The UK also benefits from a standardised API framework developed by a centralised entity – the Open Banking Implementation Entity (OBIE) – following a mandate from the Competition and Markets Authority (CMA). This framework includes detailed API specifications, security profiles, and customer experience guidelines facilitating interoperability and a consistent customer journey across the expanding financial ecosystem.

This approach has encouraged fintech innovation and the development of user-friendly apps and services that are empowering consumers and small businesses to manage their money more effectively, leading to tangible benefits like improved financial management and increased access to credit.

What’s more, open banking is being adopted by the UK government in its own services, as it looks to lead by example. Earlier this year open banking services were embedded within the government’s tax collection systems, and it’s seen significant adoption. In the first 20 days of January this year, taxpayers sent more than £1.7 billion to HMRC using Pay by Bank, exceeding 500,000 transactions.

Why Europe can’t afford to lag behind

There’s quite a contrast with Europe, where PSD2 entered into force across the EU in January 2018, at the same time as open banking was introduced in the UK. By requiring banks to grant access to customers’ financial information to authorised TPPs, with their consent of course, PSD2 paved the way for new online payment services and apps, sparking the advent of open banking in the region.

However, progress has been considerably slower than in the UK. While this can be attributed to a number of factors, such as inconsistent regulatory enforcement and insufficient fraud protections, one of the main issues is that non-standardised APIs have led to market fragmentation. This poses a major technical challenge for fintechs and other TPPs – needing to integrate with a different API for each bank simply isn’t practical and very resource-intensive. 

Another point to highlight here is that the product and payment experience should always be at the forefront of open banking, rather than decisions being driven purely by regulation. We’ve seen with PSD2 that, when regulation drives changes, often only the bare minimum is delivered. This can lead to outcomes that lack consistency across institutions and ultimately harm the end consumer. In contrast, when the customer experience leads the decision making, key elements around it - such as architecture, API consolidation, proper monitoring and exception handling - tend to follow organically, driven by those rising customer expectations.  

Understandably, many working across the industry feel Europe can improve on PSD2, including in key areas such as API standards and Strong Customer Authentication (SCA). With consumer expectations evolving fast, the hope is PSD3 will enable merchants to not only match them but to ensure they are kept safe while doing so.

Closing the gap with PSD3

The European Commission first announced its proposal for PSD3 in June 2023, also introducing a new Payment Services Regulation (PSR). Two years on, the Council of the EU took a significant step forward by formallly agreeing on its negotiating mandate for PSD3 and PSR in June. 
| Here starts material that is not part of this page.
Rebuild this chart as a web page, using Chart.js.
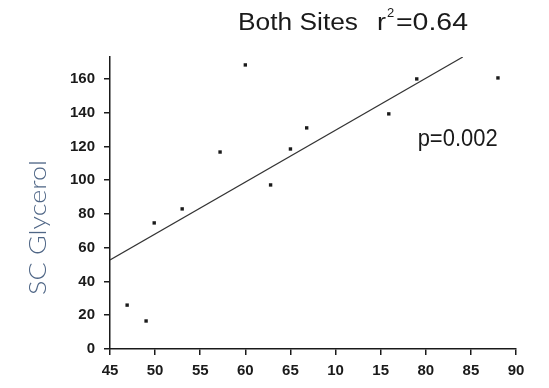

The expectation is that a final version will be published by the end of 2025, and then member states will have 18 months to transpose the new requirements into national law. The sector would be well served using this time to reflect on lessons from the UK regarding effective standardisation and achieving stakeholder buy-in.

Transforming open banking rules into an EU regulation will reduce inconsistent national interpretations and help harmonise API standards and other requirements. It will also help provide the right regulatory conditions to extend data sharing beyond bank accounts to encompass other financial products and services.

For merchants specifically, open banking will allow them to integrate more convenient new payment methods, with open finance potentially giving them the data they need to offer new personalised propositions to their customers, whether that’s an accurate credit assessment to extend credit lines or a tailored insurance policy for their new purchase. 

As the EU looks to replicate the UK’s success via PSD3, the challenge is not only regulatory alignment but also market adoption. The businesses that thrive will be those that seize the opportunity by building customer-centric services, embracing standardisation and partnering with providers who can help them adapt.

If PSD3 can deliver on its promise, Europe won’t only be catching up with the UK, it will be laying the foundations for an integrated payments ecosystem that empowers businesses and meets consumer demand. The opportunity is significant and those who prepare now will be best placed to shape the future of European payments.